** GOAL OF THE EXERCISE **
Begin with the first line of the material and copy each line word for word through the line that contains "periods.push(m + '|a');"; the pictures are left out.

** Code that draws figures **
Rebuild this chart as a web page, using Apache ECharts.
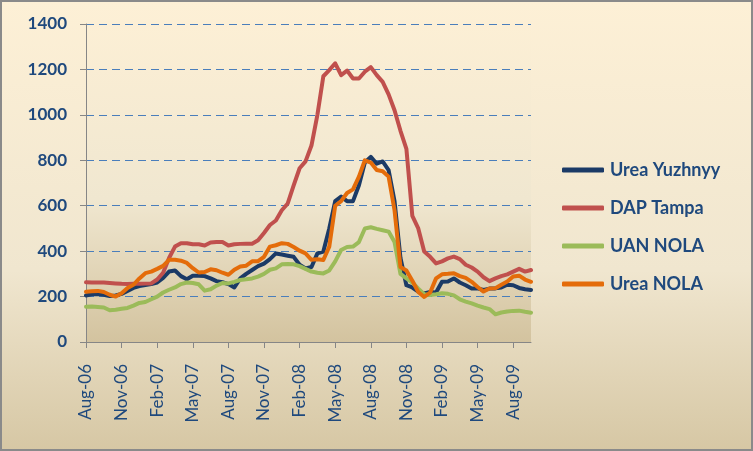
<!DOCTYPE html>
<html>
<head>
<meta charset="utf-8">
<script src="https://cdn.jsdelivr.net/npm/echarts@6/dist/echarts.min.js"></script>
<style>
  html, body { margin: 0; padding: 0; }
  #wrap { position: relative; width: 753px; height: 451px; }
  #chart { position: absolute; left: 0; top: 0; width: 753px; height: 451px;
    background: linear-gradient(to bottom, #FDF0D6 0%, #F0E6CF 60%, #D6C7A4 100%); }
  #frame { position: absolute; left: 0; top: 0; width: 753px; height: 451px; box-sizing: border-box;
    border: 2px solid #8A8A8A; pointer-events: none; }
</style>
</head>
<body>
<div id="wrap"><div id="chart"></div><div id="frame"></div></div>
<script>
// Month labels (each month split into two half-month periods)
const monthLabels = ['Aug-06','Sep-06','Oct-06','Nov-06','Dec-06','Jan-07','Feb-07','Mar-07','Apr-07','May-07','Jun-07','Jul-07',
  'Aug-07','Sep-07','Oct-07','Nov-07','Dec-07','Jan-08','Feb-08','Mar-08','Apr-08','May-08','Jun-08','Jul-08',
  'Aug-08','Sep-08','Oct-08','Nov-08','Dec-08','Jan-09','Feb-09','Mar-09','Apr-09','May-09','Jun-09','Jul-09',
  'Aug-09','Sep-09'];
const periods = [];
monthLabels.forEach(m => { periods.push(m + '|a'); periods.push(m + '|b'); });

const ureaYuzhnyy = [205,210,211,208,202,205,212,225,238,246,251,255,262,282,310,315,290,276,292,292,
  290,280,268,263,255,240,280,300,317,334,345,365,390,385,380,375,340,324,330,390,
  398,500,620,640,620,620,690,790,815,785,795,757,620,370,250,240,222,214,220,218,
  265,266,280,262,250,236,236,229,235,236,240,252,250,238,232,229];
const dapTampa = [263,262,262,262,260,258,256,255,256,256,257,258,275,305,370,420,435,435,430,430,
  425,438,440,440,425,430,432,433,433,448,480,515,535,580,610,690,765,795,865,1000,
  1170,1197,1227,1175,1195,1160,1160,1190,1210,1175,1145,1090,1020,930,850,555,500,398,375,346,
  355,368,376,365,340,328,310,285,268,280,290,298,310,322,310,317];
const uanNola = [155,156,154,152,140,142,146,150,160,172,176,188,200,218,230,240,255,262,260,254,
  226,232,248,260,258,265,273,276,280,288,300,318,324,342,343,342,334,322,310,305,
  302,315,355,405,418,420,440,500,505,498,492,486,440,300,280,262,235,210,207,210,
  215,212,205,188,178,170,160,152,145,122,130,134,137,138,133,129];
const ureaNola = [221,223,225,220,208,200,215,238,252,280,303,310,322,335,362,362,358,348,325,306,
  308,320,316,305,296,318,332,336,355,356,375,420,426,435,432,418,402,390,362,364,
  361,420,600,620,656,672,728,800,790,757,752,728,580,330,315,270,220,198,218,280,
  298,300,303,290,282,265,242,222,236,237,252,266,288,292,275,265];
const yTicks = { min: 0, max: 1400, interval: 200 };

const seriesDefs = [
  { name: 'Urea Yuzhnyy', data: ureaYuzhnyy, color: '#1B3A66' },
  { name: 'DAP Tampa', data: dapTampa, color: '#C0504D' },
  { name: 'UAN NOLA', data: uanNola, color: '#9BBB59' },
  { name: 'Urea NOLA', data: ureaNola, color: '#E46C0A' }
];

const chart = echarts.init(document.getElementById('chart'), null, { renderer: 'canvas' });
const every3 = (idx) => idx % 6 === 0;
chart.setOption({
  animation: false,
  backgroundColor: 'transparent',
  grid: {
    left: 86, top: 24, right: 222, bottom: 109,
    show: true, borderWidth: 0,
    backgroundColor: new echarts.graphic.LinearGradient(0, 0, 0, 1, [
      { offset: 0, color: '#FCEFD5' },
      { offset: 0.55, color: '#F0E7D0' },
      { offset: 1, color: '#D3C39F' }
    ])
  },
  legend: {
    orient: 'vertical',
    left: 562, top: 161, padding: 0,
    itemWidth: 42, itemHeight: 5, itemGap: 20,
    textStyle: { color: '#1F497D', fontFamily: 'Lato', fontWeight: 'bold', fontSize: 18, padding: [0, 0, 0, 1] },
    data: seriesDefs.map(s => ({ name: s.name, icon: 'roundRect', itemStyle: { color: s.color } }))
  },
  xAxis: {
    type: 'category',
    data: periods,
    boundaryGap: false,
    axisLine: { show: true, lineStyle: { color: '#868686', width: 1 } },
    axisTick: { show: true, interval: every3, length: 6, lineStyle: { color: '#868686' } },
    axisLabel: {
      interval: every3, rotate: 90, margin: 22,
      color: '#1F497D', fontFamily: 'Lato', fontSize: 17,
      formatter: v => v.split('|')[0]
    },
    splitLine: { show: false }
  },
  yAxis: {
    type: 'value', min: yTicks.min, max: yTicks.max, interval: yTicks.interval,
    axisLine: { show: true, lineStyle: { color: '#868686', width: 1 } },
    axisTick: { show: true, length: 6, lineStyle: { color: '#868686' } },
    axisLabel: { color: '#1F497D', fontFamily: 'Lato', fontWeight: 'bold', fontSize: 17, margin: 19,
      formatter: v => String(v) },
    splitLine: { show: true, lineStyle: { color: '#4A7EBB', width: 1, type: [8, 5] } }
  },
  series: seriesDefs.map(s => ({
    name: s.name, type: 'line', data: s.data, symbol: 'none', smooth: false,
    lineStyle: { color: s.color, width: 4, join: 'round', cap: 'round' },
    itemStyle: { color: s.color }
  }))
});
</script>
</body>
</html>
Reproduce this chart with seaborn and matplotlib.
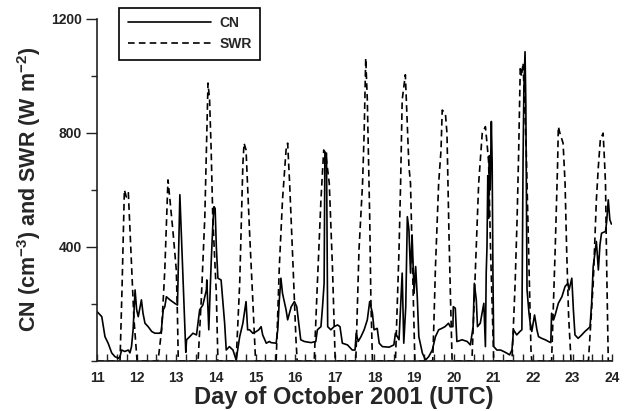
import matplotlib
matplotlib.use("Agg")
import matplotlib.pyplot as plt
import seaborn as sns
from matplotlib.ticker import MultipleLocator

# CN (cm-3)
cn_day = [11.00, 11.12, 11.20, 11.28, 11.37, 11.45, 11.54, 11.58, 11.62, 11.70,
          11.79, 11.83, 11.87, 11.91, 11.96, 12.00, 12.04, 12.12, 12.16, 12.21,
          12.29, 12.38, 12.46, 12.58, 12.62, 12.67, 12.71, 12.75, 12.84, 12.96,
          13.03, 13.09, 13.24, 13.26, 13.34, 13.42, 13.51, 13.59, 13.67, 13.76,
          13.77, 13.82, 13.88, 13.92, 13.95, 13.98, 14.01, 14.05, 14.13, 14.22,
          14.26, 14.34, 14.43, 14.51, 14.60, 14.68, 14.76, 14.80, 14.85, 14.93,
          15.02, 15.08, 15.14, 15.18, 15.27, 15.35, 15.39, 15.52, 15.56, 15.60,
          15.64, 15.68, 15.77, 15.81, 15.90, 15.98, 16.04, 16.09, 16.14, 16.23,
          16.40, 16.52, 16.56, 16.65, 16.69, 16.73, 16.75, 16.79, 16.82, 16.90,
          16.98, 17.07, 17.13, 17.19, 17.32, 17.44, 17.51, 17.54, 17.59, 17.66,
          17.74, 17.82, 17.88, 17.95, 17.99, 18.07, 18.12, 18.20, 18.37, 18.49,
          18.53, 18.62, 18.70, 18.74, 18.79, 18.83, 18.87, 18.91, 18.95, 19.00,
          19.04, 19.08, 19.12, 19.21, 19.29, 19.37, 19.46, 19.54, 19.62, 19.70,
          19.78, 19.87, 19.91, 19.98, 19.99, 20.04, 20.08, 20.13, 20.21, 20.34,
          20.42, 20.49, 20.52, 20.57, 20.60, 20.67, 20.76, 20.80, 20.82, 20.84,
          20.86, 20.88, 20.90, 20.92, 20.95, 20.97, 20.99, 21.01, 21.09, 21.18,
          21.26, 21.34, 21.41, 21.47, 21.51, 21.59, 21.67, 21.72, 21.75, 21.77,
          21.80, 21.82, 21.85, 21.90, 21.93, 21.97, 22.04, 22.10, 22.14, 22.22,
          22.31, 22.39, 22.45, 22.47, 22.52, 22.56, 22.64, 22.73, 22.81, 22.88,
          22.91, 22.98, 23.02, 23.06, 23.14, 23.23, 23.31, 23.40, 23.44, 23.48,
          23.52, 23.60, 23.65, 23.69, 23.73, 23.83, 23.86, 23.90, 23.94, 23.98]
cn_val = [173, 155, 85, 62, 28, 15, 9, 15, 38, 33,
          38, 28, 50, 109, 249, 179, 155, 214, 167, 132,
          120, 103, 97, 97, 103, 179, 190, 225, 214, 202,
          196, 583, 30, 74, 85, 97, 91, 179, 196, 249,
          284, 109, 344, 471, 541, 535, 401, 290, 284, 132,
          38, 50, 38, 3, 85, 132, 208, 109, 109, 97,
          103, 109, 120, 91, 62, 68, 64, 62, 109, 214,
          290, 237, 179, 144, 190, 208, 190, 132, 74, 68,
          64, 68, 109, 120, 190, 272, 729, 729, 120, 109,
          120, 126, 120, 62, 56, 38, 38, 97, 68, 85,
          109, 144, 208, 167, 109, 114, 62, 50, 48, 56,
          97, 74, 308, 62, 190, 506, 460, 308, 442, 237,
          331, 225, 85, 27, 3, 15, 38, 85, 109, 114,
          120, 132, 120, 120, 190, 185, 68, 70, 74, 68,
          56, 120, 272, 214, 120, 132, 202, 50, 308, 400,
          650, 500, 720, 600, 840, 700, 300, 50, 38, 38,
          33, 27, 21, 38, 109, 91, 103, 109, 700, 950,
          1085, 900, 250, 167, 132, 103, 161, 109, 85, 79,
          74, 68, 64, 167, 144, 161, 202, 225, 261, 272,
          249, 290, 179, 91, 79, 91, 103, 114, 120, 202,
          331, 419, 319, 407, 448, 454, 489, 565, 495, 480]

# SWR (W m-2)
swr_day = [11.00, 11.58, 11.63, 11.69, 11.74, 11.79, 11.85, 11.93, 12.01,
           12.54, 12.63, 12.71, 12.79, 12.84, 12.92, 13.00, 13.03, 13.05,
           13.55, 13.63, 13.72, 13.76, 13.80, 13.84, 13.88, 13.92, 14.01, 14.05,
           14.51, 14.60, 14.68, 14.71, 14.76, 14.85, 14.93, 15.00,
           15.52, 15.60, 15.68, 15.77, 15.81, 15.86, 15.94, 16.02, 16.05,
           16.48, 16.56, 16.65, 16.72, 16.77, 16.86, 16.94, 16.99, 17.01,
           17.53, 17.61, 17.70, 17.74, 17.78, 17.82, 17.86, 17.88, 17.91, 17.95,
           18.53, 18.62, 18.66, 18.70, 18.78, 18.82, 18.87, 18.91, 18.95, 19.02,
           19.47, 19.50, 19.54, 19.62, 19.68, 19.71, 19.79, 19.83, 19.88, 19.92, 19.96,
           20.46, 20.55, 20.63, 20.69, 20.72, 20.80, 20.84, 20.88, 20.93, 21.01,
           21.47, 21.55, 21.60, 21.64, 21.68, 21.71, 21.75, 21.80, 21.83, 21.87,
           21.91, 21.95, 21.97,
           22.47, 22.56, 22.62, 22.64, 22.68, 22.76, 22.81, 22.85, 22.90, 22.96,
           23.40, 23.52, 23.60, 23.65, 23.70, 23.77, 23.80, 23.83, 23.86, 23.90, 24.00]
swr_val = [0, 0, 250, 600, 575, 590, 400, 150, 0,
           0, 109, 319, 635, 565, 448, 319, 155, 0,
           0, 214, 506, 740, 975, 916, 740, 506, 237, 0,
           0, 272, 690, 764, 740, 448, 214, 0,
           0, 331, 565, 740, 764, 623, 354, 74, 0,
           0, 272, 565, 740, 729, 623, 331, 97, 0,
           0, 389, 623, 799, 1062, 916, 647, 506, 214, 0,
           0, 389, 623, 916, 1004, 857, 682, 623, 389, 0,
           0, 133, 331, 623, 740, 880, 869, 799, 448, 214, 0,
           0, 331, 623, 740, 799, 822, 764, 700, 389, 0,
           0, 272, 500, 740, 1033, 998, 1045, 857, 740, 506,
           272, 38, 0,
           0, 389, 682, 822, 799, 764, 623, 389, 155, 0,
           0, 272, 565, 682, 776, 799, 717, 623, 331, 0, 0]

sns.set_style("ticks")
plt.rcParams['font.family'] = ['Liberation Sans', 'DejaVu Sans']
plt.rcParams['font.weight'] = 'bold'
plt.rcParams['mathtext.fontset'] = 'custom'
plt.rcParams['mathtext.rm'] = 'Liberation Sans:bold'
plt.rcParams['mathtext.bf'] = 'Liberation Sans:bold'

fig = plt.figure(figsize=(6.26, 4.11), dpi=100)
ax = fig.add_axes([0.155, 0.122, 0.823, 0.832])

sns.lineplot(x=cn_day, y=cn_val, ax=ax, color='black', lw=1.2,
             sort=False, estimator=None, label='CN')
sns.lineplot(x=swr_day, y=swr_val, ax=ax, color='black', lw=1.2,
             sort=False, estimator=None, label='SWR', dashes=False)
ax.lines[1].set_dashes([4, 2.5])

ax.set_xlim(11, 24)
ax.set_ylim(0, 1200)
ax.set_xticks(range(11, 25))
ax.xaxis.set_minor_locator(MultipleLocator(0.25))
ax.set_yticks([400, 800, 1200])
ax.yaxis.set_minor_locator(MultipleLocator(200))

ax.tick_params(axis='x', which='both', direction='in', length=5, width=1,
               labelsize=10, pad=7, colors='#222222')
ax.tick_params(axis='y', which='major', direction='out', length=8, width=1,
               labelsize=10, pad=3, colors='#222222')
ax.tick_params(axis='y', which='minor', direction='out', length=4, width=1)
sns.despine(ax=ax)
for s in ['left', 'bottom']:
    ax.spines[s].set_linewidth(1.2)
    ax.spines[s].set_color('#222222')

ax.set_xlabel('Day of October 2001 (UTC)', fontsize=17, fontweight='bold')
ax.xaxis.set_label_coords(0.478, -0.073)
ax.set_ylabel(r'CN (cm$^{-3}$) and SWR (W m$^{-2}$)', fontsize=15.5,
              fontweight='bold', labelpad=6)

leg = ax.legend(loc='upper left', bbox_to_anchor=(0.043, 1.032), fontsize=10,
                handlelength=6.0, handletextpad=0.6, labelspacing=0.5,
                borderpad=0.6, borderaxespad=0, fancybox=False, framealpha=1,
                edgecolor='black')
leg.get_frame().set_linewidth(1.2)
for t in leg.get_texts():
    t.set_fontweight('bold')

fig.savefig('out.png', dpi=100)
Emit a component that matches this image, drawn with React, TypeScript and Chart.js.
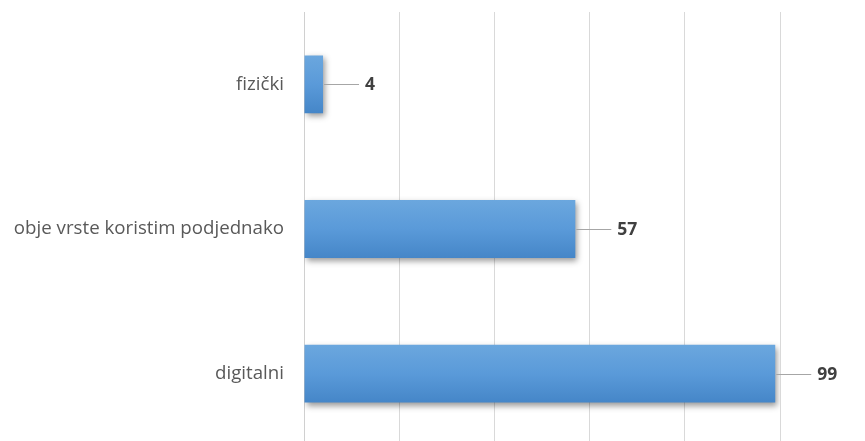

** ANSWER TO THE PROBLEM **
Rebuild this chart as a web page, using Apache ECharts.
<!DOCTYPE html>
<html>
<head>
<meta charset="utf-8">
<script src="https://cdn.jsdelivr.net/npm/echarts@6/dist/echarts.min.js"></script>
<style>
  html, body { margin: 0; padding: 0; }
  #wrap { position: relative; width: 753px; height: 451px; }
  #chart { position: absolute; left: 0; top: 0; width: 753px; height: 451px;
    background: linear-gradient(to bottom, #FDF0D6 0%, #F0E6CF 60%, #D6C7A4 100%); }
  #frame { position: absolute; left: 0; top: 0; width: 753px; height: 451px; box-sizing: border-box;
    border: 2px solid #8A8A8A; pointer-events: none; }
</style>
</head>
<body>
<div id="wrap"><div id="chart"></div><div id="frame"></div></div>
<script>
// Month labels (each month split into two half-month periods)
const monthLabels = ['Aug-06','Sep-06','Oct-06','Nov-06','Dec-06','Jan-07','Feb-07','Mar-07','Apr-07','May-07','Jun-07','Jul-07',
  'Aug-07','Sep-07','Oct-07','Nov-07','Dec-07','Jan-08','Feb-08','Mar-08','Apr-08','May-08','Jun-08','Jul-08',
  'Aug-08','Sep-08','Oct-08','Nov-08','Dec-08','Jan-09','Feb-09','Mar-09','Apr-09','May-09','Jun-09','Jul-09',
  'Aug-09','Sep-09'];
const periods = [];
monthLabels.forEach(m => { periods.push(m + '|a'); periods.push(m + '|b'); });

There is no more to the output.